● Exercise
Give every line back verbatim, dropping all images.

Records from a dataset:

★ ★ ★

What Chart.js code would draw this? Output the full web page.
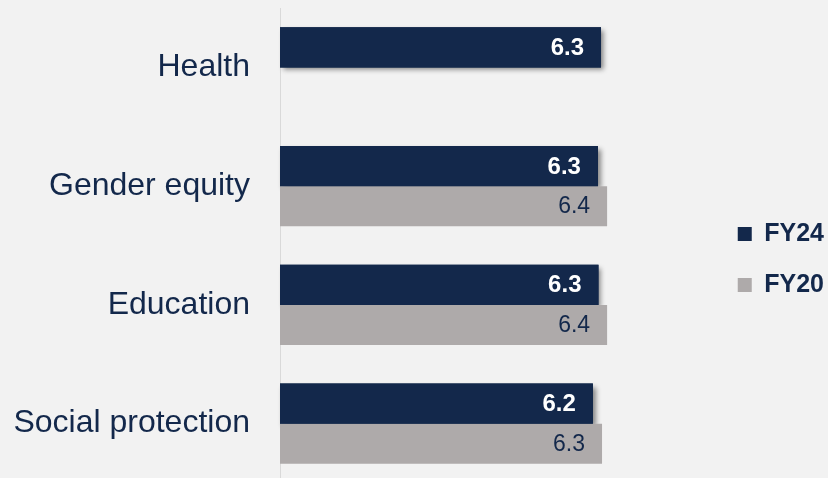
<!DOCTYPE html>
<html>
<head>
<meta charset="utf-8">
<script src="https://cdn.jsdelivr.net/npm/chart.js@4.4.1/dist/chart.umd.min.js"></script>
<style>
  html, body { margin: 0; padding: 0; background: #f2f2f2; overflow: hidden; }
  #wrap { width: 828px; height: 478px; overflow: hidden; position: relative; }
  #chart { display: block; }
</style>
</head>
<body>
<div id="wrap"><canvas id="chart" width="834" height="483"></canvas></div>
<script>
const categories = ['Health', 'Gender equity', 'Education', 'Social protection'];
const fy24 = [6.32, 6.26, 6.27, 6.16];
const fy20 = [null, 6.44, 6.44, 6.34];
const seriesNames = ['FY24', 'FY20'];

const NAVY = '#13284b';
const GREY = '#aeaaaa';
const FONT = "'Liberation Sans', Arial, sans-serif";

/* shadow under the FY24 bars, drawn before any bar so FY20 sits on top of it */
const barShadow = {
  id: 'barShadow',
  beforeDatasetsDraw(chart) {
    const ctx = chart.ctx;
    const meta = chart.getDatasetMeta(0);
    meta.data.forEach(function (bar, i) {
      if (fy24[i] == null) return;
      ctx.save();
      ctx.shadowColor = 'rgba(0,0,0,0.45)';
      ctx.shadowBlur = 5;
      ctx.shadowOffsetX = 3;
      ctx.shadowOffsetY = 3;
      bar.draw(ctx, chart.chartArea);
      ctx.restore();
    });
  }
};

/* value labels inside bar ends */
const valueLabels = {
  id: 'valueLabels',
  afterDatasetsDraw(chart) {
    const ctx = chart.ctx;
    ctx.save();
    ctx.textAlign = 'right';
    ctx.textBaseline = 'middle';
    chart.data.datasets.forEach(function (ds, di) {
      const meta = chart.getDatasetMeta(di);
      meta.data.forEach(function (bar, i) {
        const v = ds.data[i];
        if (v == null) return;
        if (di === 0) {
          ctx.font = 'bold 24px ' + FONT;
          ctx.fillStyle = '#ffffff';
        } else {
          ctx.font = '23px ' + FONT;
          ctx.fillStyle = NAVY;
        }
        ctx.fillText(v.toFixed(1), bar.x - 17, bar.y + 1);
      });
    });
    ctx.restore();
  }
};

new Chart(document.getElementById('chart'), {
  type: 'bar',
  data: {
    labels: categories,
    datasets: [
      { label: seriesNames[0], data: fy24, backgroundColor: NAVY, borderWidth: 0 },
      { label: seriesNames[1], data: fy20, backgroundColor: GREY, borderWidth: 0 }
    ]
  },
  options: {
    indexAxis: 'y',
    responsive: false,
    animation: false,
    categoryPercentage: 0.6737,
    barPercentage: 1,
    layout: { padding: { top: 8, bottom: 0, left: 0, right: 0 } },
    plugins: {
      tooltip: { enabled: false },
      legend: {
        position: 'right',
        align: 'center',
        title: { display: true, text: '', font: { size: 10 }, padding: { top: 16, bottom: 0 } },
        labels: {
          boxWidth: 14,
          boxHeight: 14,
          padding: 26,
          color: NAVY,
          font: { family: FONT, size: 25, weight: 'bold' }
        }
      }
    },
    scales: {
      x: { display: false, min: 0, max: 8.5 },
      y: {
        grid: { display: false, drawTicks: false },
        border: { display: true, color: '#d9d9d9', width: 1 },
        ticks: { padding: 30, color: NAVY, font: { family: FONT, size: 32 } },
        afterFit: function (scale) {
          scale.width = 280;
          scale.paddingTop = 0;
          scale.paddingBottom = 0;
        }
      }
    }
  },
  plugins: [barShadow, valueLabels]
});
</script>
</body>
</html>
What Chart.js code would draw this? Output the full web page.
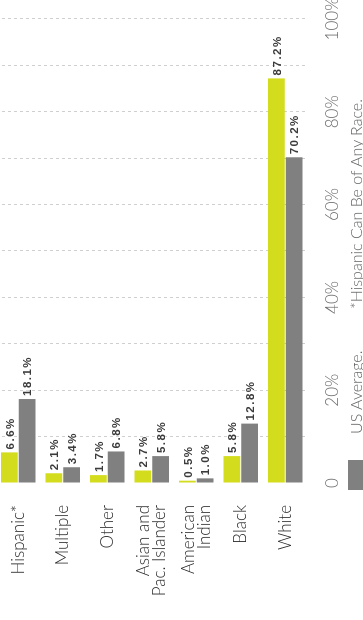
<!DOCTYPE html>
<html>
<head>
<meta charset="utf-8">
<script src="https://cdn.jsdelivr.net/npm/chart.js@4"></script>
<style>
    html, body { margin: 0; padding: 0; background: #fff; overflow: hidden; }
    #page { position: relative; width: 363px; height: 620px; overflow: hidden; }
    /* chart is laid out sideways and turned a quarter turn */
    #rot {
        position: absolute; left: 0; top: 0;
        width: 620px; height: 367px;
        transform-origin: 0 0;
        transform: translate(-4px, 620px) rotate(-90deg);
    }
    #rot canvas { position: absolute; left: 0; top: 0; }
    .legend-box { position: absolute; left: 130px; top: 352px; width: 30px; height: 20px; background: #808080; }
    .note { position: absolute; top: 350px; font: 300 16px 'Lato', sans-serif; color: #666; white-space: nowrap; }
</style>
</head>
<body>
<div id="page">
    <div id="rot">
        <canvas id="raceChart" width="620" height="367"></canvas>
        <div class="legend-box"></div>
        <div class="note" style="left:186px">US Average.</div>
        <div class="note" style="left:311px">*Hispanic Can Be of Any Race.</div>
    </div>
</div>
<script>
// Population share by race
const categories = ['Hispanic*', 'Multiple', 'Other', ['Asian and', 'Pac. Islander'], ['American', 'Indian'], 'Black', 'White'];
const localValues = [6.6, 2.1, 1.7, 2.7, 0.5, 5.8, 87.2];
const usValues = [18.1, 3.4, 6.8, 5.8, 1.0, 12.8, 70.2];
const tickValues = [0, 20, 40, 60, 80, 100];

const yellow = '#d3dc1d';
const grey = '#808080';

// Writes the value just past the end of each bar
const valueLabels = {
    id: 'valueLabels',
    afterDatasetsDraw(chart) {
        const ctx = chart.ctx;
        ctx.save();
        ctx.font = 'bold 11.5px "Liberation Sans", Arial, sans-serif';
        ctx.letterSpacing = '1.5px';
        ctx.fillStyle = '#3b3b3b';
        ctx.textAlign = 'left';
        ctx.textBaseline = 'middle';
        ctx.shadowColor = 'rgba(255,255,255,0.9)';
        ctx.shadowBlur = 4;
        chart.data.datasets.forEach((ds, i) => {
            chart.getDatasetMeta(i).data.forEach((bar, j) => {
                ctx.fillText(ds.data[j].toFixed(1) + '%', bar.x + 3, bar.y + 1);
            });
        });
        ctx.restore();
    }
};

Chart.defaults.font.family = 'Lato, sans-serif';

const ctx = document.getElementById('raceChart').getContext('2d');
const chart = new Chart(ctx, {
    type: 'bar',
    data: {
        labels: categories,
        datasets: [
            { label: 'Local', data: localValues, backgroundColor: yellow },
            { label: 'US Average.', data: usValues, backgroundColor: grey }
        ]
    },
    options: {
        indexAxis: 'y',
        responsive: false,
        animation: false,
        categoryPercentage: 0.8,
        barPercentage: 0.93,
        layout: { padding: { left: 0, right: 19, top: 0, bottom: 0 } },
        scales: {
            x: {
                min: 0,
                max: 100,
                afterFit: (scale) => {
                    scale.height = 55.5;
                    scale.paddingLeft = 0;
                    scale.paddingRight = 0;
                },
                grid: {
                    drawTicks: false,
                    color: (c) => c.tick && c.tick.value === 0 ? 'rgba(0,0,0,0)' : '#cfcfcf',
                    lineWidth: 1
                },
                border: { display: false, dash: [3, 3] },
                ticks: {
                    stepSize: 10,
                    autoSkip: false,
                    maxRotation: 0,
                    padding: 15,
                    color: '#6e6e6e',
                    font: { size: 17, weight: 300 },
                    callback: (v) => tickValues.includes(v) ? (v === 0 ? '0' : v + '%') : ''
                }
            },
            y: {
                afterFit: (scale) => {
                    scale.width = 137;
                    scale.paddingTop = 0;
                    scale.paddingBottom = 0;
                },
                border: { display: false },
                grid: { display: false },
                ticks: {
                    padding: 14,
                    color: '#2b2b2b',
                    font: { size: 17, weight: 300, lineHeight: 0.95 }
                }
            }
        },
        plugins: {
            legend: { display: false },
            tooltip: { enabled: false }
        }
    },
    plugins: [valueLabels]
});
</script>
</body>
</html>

★ ★ ★

● Answer in full
What Chart.js code would draw this? Output the full web page.
<!DOCTYPE html>
<html>
<head>
<meta charset="utf-8">
<script src="https://cdn.jsdelivr.net/npm/chart.js@4.4.1/dist/chart.umd.min.js"></script>
<style>
  html, body { margin: 0; padding: 0; background: #f2f2f2; overflow: hidden; }
  #wrap { width: 828px; height: 478px; overflow: hidden; position: relative; }
  #chart { display: block; }
</style>
</head>
<body>
<div id="wrap"><canvas id="chart" width="834" height="483"></canvas></div>
<script>
const categories = ['Health', 'Gender equity', 'Education', 'Social protection'];
const fy24 = [6.32, 6.26, 6.27, 6.16];
const fy20 = [null, 6.44, 6.44, 6.34];
const seriesNames = ['FY24', 'FY20'];

const NAVY = '#13284b';
const GREY = '#aeaaaa';
const FONT = "'Liberation Sans', Arial, sans-serif";

/* shadow under the FY24 bars, drawn before any bar so FY20 sits on top of it */
const barShadow = {
  id: 'barShadow',
  beforeDatasetsDraw(chart) {
    const ctx = chart.ctx;
    const meta = chart.getDatasetMeta(0);
    meta.data.forEach(function (bar, i) {
      if (fy24[i] == null) return;
      ctx.save();
      ctx.shadowColor = 'rgba(0,0,0,0.45)';
      ctx.shadowBlur = 5;
      ctx.shadowOffsetX = 3;
      ctx.shadowOffsetY = 3;
      bar.draw(ctx, chart.chartArea);
      ctx.restore();
    });
  }
};

/* value labels inside bar ends */
const valueLabels = {
  id: 'valueLabels',
  afterDatasetsDraw(chart) {
    const ctx = chart.ctx;
    ctx.save();
    ctx.textAlign = 'right';
    ctx.textBaseline = 'middle';
    chart.data.datasets.forEach(function (ds, di) {
      const meta = chart.getDatasetMeta(di);
      meta.data.forEach(function (bar, i) {
        const v = ds.data[i];
        if (v == null) return;
        if (di === 0) {
          ctx.font = 'bold 24px ' + FONT;
          ctx.fillStyle = '#ffffff';
        } else {
          ctx.font = '23px ' + FONT;
          ctx.fillStyle = NAVY;
        }
        ctx.fillText(v.toFixed(1), bar.x - 17, bar.y + 1);
      });
    });
    ctx.restore();
  }
};

new Chart(document.getElementById('chart'), {
  type: 'bar',
  data: {
    labels: categories,
    datasets: [
      { label: seriesNames[0], data: fy24, backgroundColor: NAVY, borderWidth: 0 },
      { label: seriesNames[1], data: fy20, backgroundColor: GREY, borderWidth: 0 }
    ]
  },
  options: {
    indexAxis: 'y',
    responsive: false,
    animation: false,
    categoryPercentage: 0.6737,
    barPercentage: 1,
    layout: { padding: { top: 8, bottom: 0, left: 0, right: 0 } },
    plugins: {
      tooltip: { enabled: false },
      legend: {
        position: 'right',
        align: 'center',
        title: { display: true, text: '', font: { size: 10 }, padding: { top: 16, bottom: 0 } },
        labels: {
          boxWidth: 14,
          boxHeight: 14,
          padding: 26,
          color: NAVY,
          font: { family: FONT, size: 25, weight: 'bold' }
        }
      }
    },
    scales: {
      x: { display: false, min: 0, max: 8.5 },
      y: {
        grid: { display: false, drawTicks: false },
        border: { display: true, color: '#d9d9d9', width: 1 },
        ticks: { padding: 30, color: NAVY, font: { family: FONT, size: 32 } },
        afterFit: function (scale) {
          scale.width = 280;
          scale.paddingTop = 0;
          scale.paddingBottom = 0;
        }
      }
    }
  },
  plugins: [barShadow, valueLabels]
});
</script>
</body>
</html>
What Chart.js code would draw this? Output the full web page.
<!DOCTYPE html>
<html>
<head>
<meta charset="utf-8">
<script src="https://cdn.jsdelivr.net/npm/chart.js@4"></script>
<style>
    html, body { margin: 0; padding: 0; background: #fff; overflow: hidden; }
    #page { position: relative; width: 363px; height: 620px; overflow: hidden; }
    /* chart is laid out sideways and turned a quarter turn */
    #rot {
        position: absolute; left: 0; top: 0;
        width: 620px; height: 367px;
        transform-origin: 0 0;
        transform: translate(-4px, 620px) rotate(-90deg);
    }
    #rot canvas { position: absolute; left: 0; top: 0; }
    .legend-box { position: absolute; left: 130px; top: 352px; width: 30px; height: 20px; background: #808080; }
    .note { position: absolute; top: 350px; font: 300 16px 'Lato', sans-serif; color: #666; white-space: nowrap; }
</style>
</head>
<body>
<div id="page">
    <div id="rot">
        <canvas id="raceChart" width="620" height="367"></canvas>
        <div class="legend-box"></div>
        <div class="note" style="left:186px">US Average.</div>
        <div class="note" style="left:311px">*Hispanic Can Be of Any Race.</div>
    </div>
</div>
<script>
// Population share by race
const categories = ['Hispanic*', 'Multiple', 'Other', ['Asian and', 'Pac. Islander'], ['American', 'Indian'], 'Black', 'White'];
const localValues = [6.6, 2.1, 1.7, 2.7, 0.5, 5.8, 87.2];
const usValues = [18.1, 3.4, 6.8, 5.8, 1.0, 12.8, 70.2];
const tickValues = [0, 20, 40, 60, 80, 100];

const yellow = '#d3dc1d';
const grey = '#808080';

// Writes the value just past the end of each bar
const valueLabels = {
    id: 'valueLabels',
    afterDatasetsDraw(chart) {
        const ctx = chart.ctx;
        ctx.save();
        ctx.font = 'bold 11.5px "Liberation Sans", Arial, sans-serif';
        ctx.letterSpacing = '1.5px';
        ctx.fillStyle = '#3b3b3b';
        ctx.textAlign = 'left';
        ctx.textBaseline = 'middle';
        ctx.shadowColor = 'rgba(255,255,255,0.9)';
        ctx.shadowBlur = 4;
        chart.data.datasets.forEach((ds, i) => {
            chart.getDatasetMeta(i).data.forEach((bar, j) => {
                ctx.fillText(ds.data[j].toFixed(1) + '%', bar.x + 3, bar.y + 1);
            });
        });
        ctx.restore();
    }
};

Chart.defaults.font.family = 'Lato, sans-serif';

const ctx = document.getElementById('raceChart').getContext('2d');
const chart = new Chart(ctx, {
    type: 'bar',
    data: {
        labels: categories,
        datasets: [
            { label: 'Local', data: localValues, backgroundColor: yellow },
            { label: 'US Average.', data: usValues, backgroundColor: grey }
        ]
    },
    options: {
        indexAxis: 'y',
        responsive: false,
        animation: false,
        categoryPercentage: 0.8,
        barPercentage: 0.93,
        layout: { padding: { left: 0, right: 19, top: 0, bottom: 0 } },
        scales: {
            x: {
                min: 0,
                max: 100,
                afterFit: (scale) => {
                    scale.height = 55.5;
                    scale.paddingLeft = 0;
                    scale.paddingRight = 0;
                },
                grid: {
                    drawTicks: false,
                    color: (c) => c.tick && c.tick.value === 0 ? 'rgba(0,0,0,0)' : '#cfcfcf',
                    lineWidth: 1
                },
                border: { display: false, dash: [3, 3] },
                ticks: {
                    stepSize: 10,
                    autoSkip: false,
                    maxRotation: 0,
                    padding: 15,
                    color: '#6e6e6e',
                    font: { size: 17, weight: 300 },
                    callback: (v) => tickValues.includes(v) ? (v === 0 ? '0' : v + '%') : ''
                }
            },
            y: {
                afterFit: (scale) => {
                    scale.width = 137;
                    scale.paddingTop = 0;
                    scale.paddingBottom = 0;
                },
                border: { display: false },
                grid: { display: false },
                ticks: {
                    padding: 14,
                    color: '#2b2b2b',
                    font: { size: 17, weight: 300, lineHeight: 0.95 }
                }
            }
        },
        plugins: {
            legend: { display: false },
            tooltip: { enabled: false }
        }
    },
    plugins: [valueLabels]
});
</script>
</body>
</html>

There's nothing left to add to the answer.